Switch Inference Providers at Runtime#

Change the active inference provider while the sandbox is running. No restart is required.

Prerequisites#

  • A running NemoClaw sandbox.

  • The OpenShell CLI on your PATH.

Switch to NVIDIA Cloud#

Set the provider to nvidia-nim and specify a model from build.nvidia.com:

$ openshell inference set --provider nvidia-nim --model nvidia/nemotron-3-super-120b-a12b

This profile requires the NVIDIA_API_KEY environment variable. The nemoclaw setup command stores this key in ~/.nemoclaw/credentials.json on first run.

Switch to Local vLLM#

Set the provider to vllm-local and specify a model served by vLLM on the host:

$ openshell inference set --provider vllm-local --model nvidia/nemotron-3-nano-30b-a3b

The vLLM server must be running before you switch.

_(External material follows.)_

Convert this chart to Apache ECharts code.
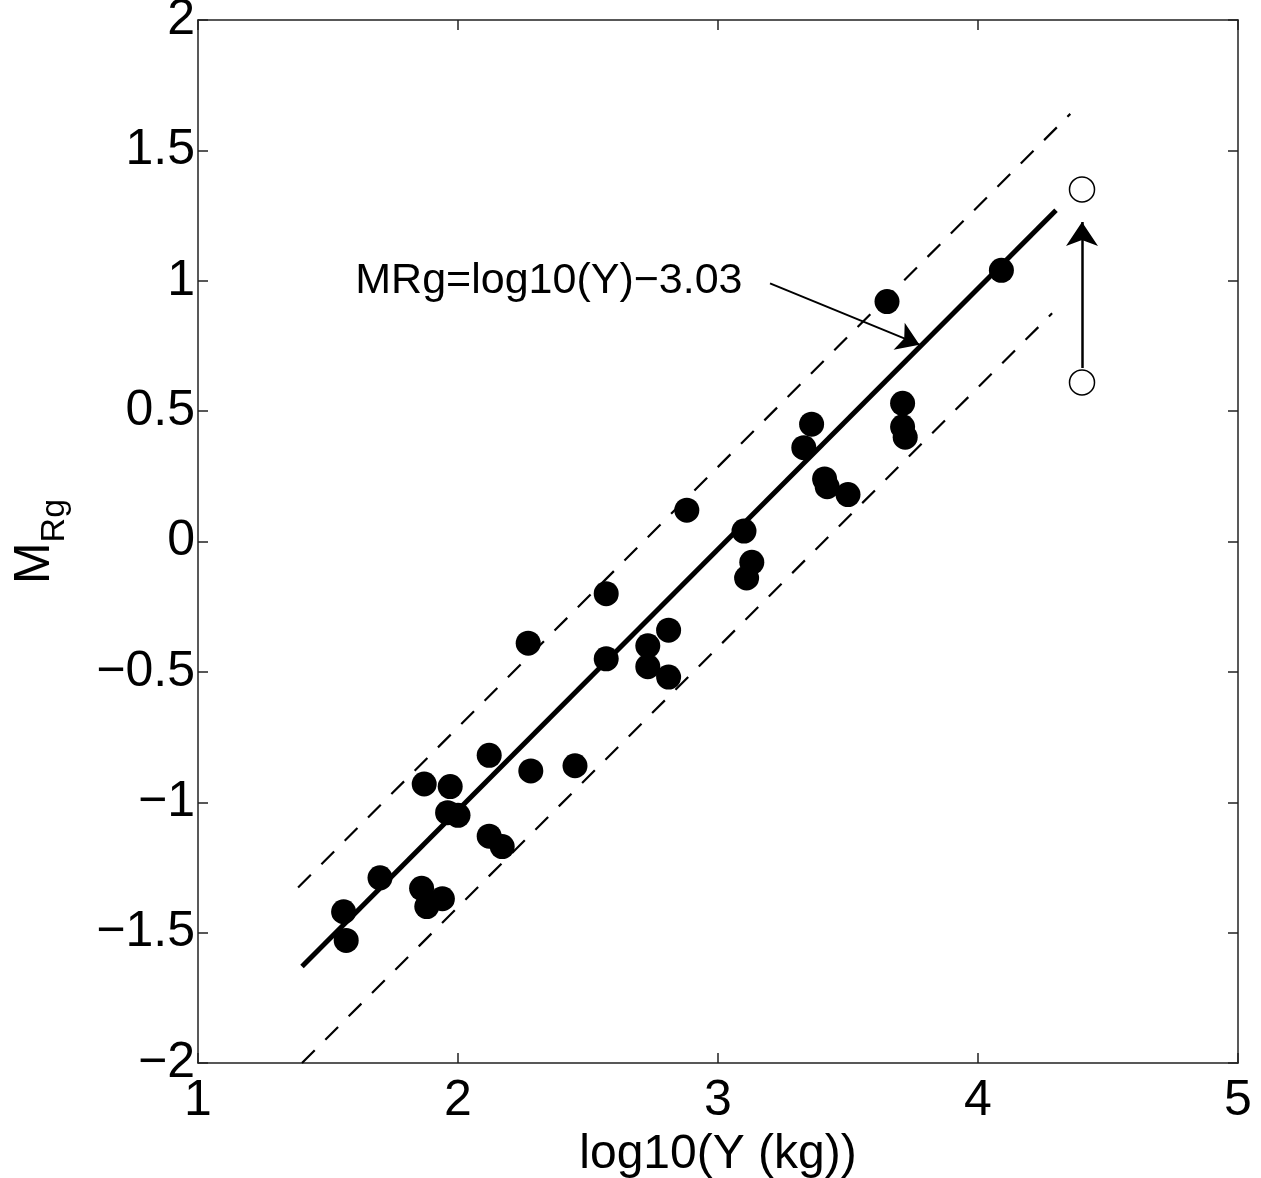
<!DOCTYPE html>
<html>
<head>
<meta charset="utf-8">
<script src="https://cdn.jsdelivr.net/npm/echarts@6/dist/echarts.min.js"></script>
<style>
html,body{margin:0;padding:0;background:#fff;}
#c{width:1261px;height:1178px;}
</style>
</head>
<body>
<div id="c"></div>
<script>
// Filled points: [log10(Y), MRg]
const measuredPoints = [
  [4.09, 1.04], [3.65, 0.92], [3.71, 0.53], [3.71, 0.44], [3.72, 0.40],
  [3.36, 0.45], [3.33, 0.36], [3.41, 0.24], [3.42, 0.21], [3.50, 0.18],
  [3.10, 0.04], [3.13, -0.08], [3.11, -0.14], [2.88, 0.12], [2.57, -0.20],
  [2.57, -0.45], [2.81, -0.34], [2.73, -0.40], [2.73, -0.48], [2.81, -0.52],
  [2.27, -0.39], [2.12, -0.82], [2.28, -0.88], [2.45, -0.86], [1.87, -0.93],
  [1.97, -0.94], [1.96, -1.04], [2.00, -1.05], [2.12, -1.13], [2.17, -1.17],
  [1.70, -1.29], [1.86, -1.33], [1.94, -1.37], [1.88, -1.40], [1.56, -1.42],
  [1.57, -1.53]
];
// Open circles (shifted estimate)
const openPoints = [[4.40, 1.35], [4.40, 0.61]];
// Fit line and bounds (end points)
const fitLine = [[1.40, -1.63], [4.30, 1.27]];
const upperBound = [[1.385, -1.327], [4.355, 1.64]];
const lowerBound = [[1.40, -2.00], [4.285, 0.875]];
// Arrows
const shiftArrow = [[4.40, 0.665], [4.40, 1.225]];
const labelArrow = [[3.20, 0.99], [3.775, 0.755]];
const annotationPos = [[1.605, 1.0]];
const annotationText = 'MRg=log10(Y)\u22123.03';
// Axes
const xTicks = {min: 1, max: 5, interval: 1};
const yTicks = {min: -2, max: 2, interval: 0.5};
const xName = 'log10(Y (kg))';

const FONT = 'Liberation Sans, Arial, Helvetica, sans-serif';
const axisLineStyle = {color: '#222', width: 1.5};
const fmtY = v => String(v).replace('-', '\u2212');

const chart = echarts.init(document.getElementById('c'));
chart.setOption({
  animation: false,
  backgroundColor: '#fff',
  grid: {left: 198, right: 23, top: 20, bottom: 115, containLabel: false, outerBoundsMode: 'none'},
  xAxis: [
    {
      type: 'value', position: 'bottom', min: xTicks.min, max: xTicks.max, interval: xTicks.interval,
      axisLine: {show: true, onZero: false, lineStyle: axisLineStyle},
      axisTick: {show: true, inside: true, length: 10, lineStyle: axisLineStyle},
      axisLabel: {fontSize: 50, fontFamily: FONT, color: '#000', margin: 13},
      splitLine: {show: false},
      name: xName, nameLocation: 'middle', nameGap: 67,
      nameTextStyle: {fontSize: 48, fontFamily: FONT, color: '#000'}
    },
    {
      type: 'value', position: 'top', min: xTicks.min, max: xTicks.max, interval: xTicks.interval,
      axisLine: {show: true, onZero: false, lineStyle: axisLineStyle},
      axisTick: {show: true, inside: true, length: 10, lineStyle: axisLineStyle},
      axisLabel: {show: false}, splitLine: {show: false}
    }
  ],
  yAxis: [
    {
      type: 'value', position: 'left', min: yTicks.min, max: yTicks.max, interval: yTicks.interval,
      axisLine: {show: true, onZero: false, lineStyle: axisLineStyle},
      axisTick: {show: true, inside: true, length: 10, lineStyle: axisLineStyle},
      axisLabel: {fontSize: 50, fontFamily: FONT, color: '#000', margin: 3, formatter: fmtY},
      splitLine: {show: false},
      name: '{m|M}{s|Rg}', nameLocation: 'middle', nameRotate: 90, nameGap: 126,
      nameTextStyle: {
        fontFamily: FONT, color: '#000',
        rich: {
          m: {fontSize: 50, fontFamily: FONT, color: '#000', verticalAlign: 'bottom', padding: [0, 0, 12, 0]},
          s: {fontSize: 34, fontFamily: FONT, color: '#000', verticalAlign: 'bottom'}
        }
      }
    },
    {
      type: 'value', position: 'right', min: yTicks.min, max: yTicks.max, interval: yTicks.interval,
      axisLine: {show: true, onZero: false, lineStyle: axisLineStyle},
      axisTick: {show: true, inside: true, length: 10, lineStyle: axisLineStyle},
      axisLabel: {show: false}, splitLine: {show: false}
    }
  ],
  series: [
    {
      type: 'line', data: upperBound, showSymbol: false, symbol: 'none',
      lineStyle: {color: '#000', width: 2.2, type: [18, 15]}, z: 2
    },
    {
      type: 'line', data: lowerBound, showSymbol: false, symbol: 'none',
      lineStyle: {color: '#000', width: 2.2, type: [18, 15]}, z: 2
    },
    {
      type: 'line', data: fitLine, showSymbol: false, symbol: 'none',
      lineStyle: {color: '#000', width: 5}, z: 3
    },
    {
      type: 'scatter', data: measuredPoints, symbol: 'circle', symbolSize: 25,
      itemStyle: {color: '#000', opacity: 1}, z: 4
    },
    {
      type: 'scatter', data: openPoints, symbol: 'circle', symbolSize: 25,
      itemStyle: {color: '#fff', borderColor: '#000', borderWidth: 1.5, opacity: 1}, z: 4
    },
    {
      type: 'lines', coordinateSystem: 'cartesian2d', z: 5,
      symbol: ['none', 'arrow'], symbolSize: 24,
      lineStyle: {color: '#000', width: 2.5, opacity: 1, curveness: 0},
      data: [{coords: shiftArrow}]
    },
    {
      type: 'lines', coordinateSystem: 'cartesian2d', z: 5,
      symbol: ['none', 'arrow'], symbolSize: 22,
      lineStyle: {color: '#000', width: 2, opacity: 1, curveness: 0},
      data: [{coords: labelArrow}]
    },
    {
      type: 'scatter', data: annotationPos, symbol: 'circle', symbolSize: 0,
      itemStyle: {color: '#000'}, z: 6, silent: true,
      label: {
        show: true, position: 'right', distance: 0, formatter: annotationText,
        fontSize: 43, fontFamily: FONT, color: '#000', opacity: 1
      }
    }
  ]
});
</script>
</body>
</html>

Bind the server to 0.0.0.0 and make sure the host firewall allows the bridge subnet to reach port 8000. Refer to Set Up Local vLLM for setup instructions.

Switch to Local NIM#

Set the provider to nim-local and specify a model served by a NIM container on your network:

$ openshell inference set --provider nim-local --model nvidia/nemotron-3-super-120b-a12b

This profile requires the NIM_API_KEY environment variable. Refer to Set Up a Local NIM Service for setup instructions.

Verify the Active Provider#

Run the status command to confirm the change:

$ openclaw nemoclaw status

Add the --json flag for machine-readable output:

$ openclaw nemoclaw status --json

The output includes the active provider, model, and endpoint.

Available Models#

The following table lists the models registered with the nvidia-nim provider. You can switch to any of these models at runtime.

Model ID

Label

Context Window

Max Output

nvidia/nemotron-3-super-120b-a12b

Nemotron 3 Super 120B

131,072

8,192

nvidia/llama-3.1-nemotron-ultra-253b-v1

Nemotron Ultra 253B

131,072

4,096

nvidia/llama-3.3-nemotron-super-49b-v1.5

Nemotron Super 49B v1.5

131,072

4,096

nvidia/nemotron-3-nano-30b-a3b

Nemotron 3 Nano 30B

131,072

4,096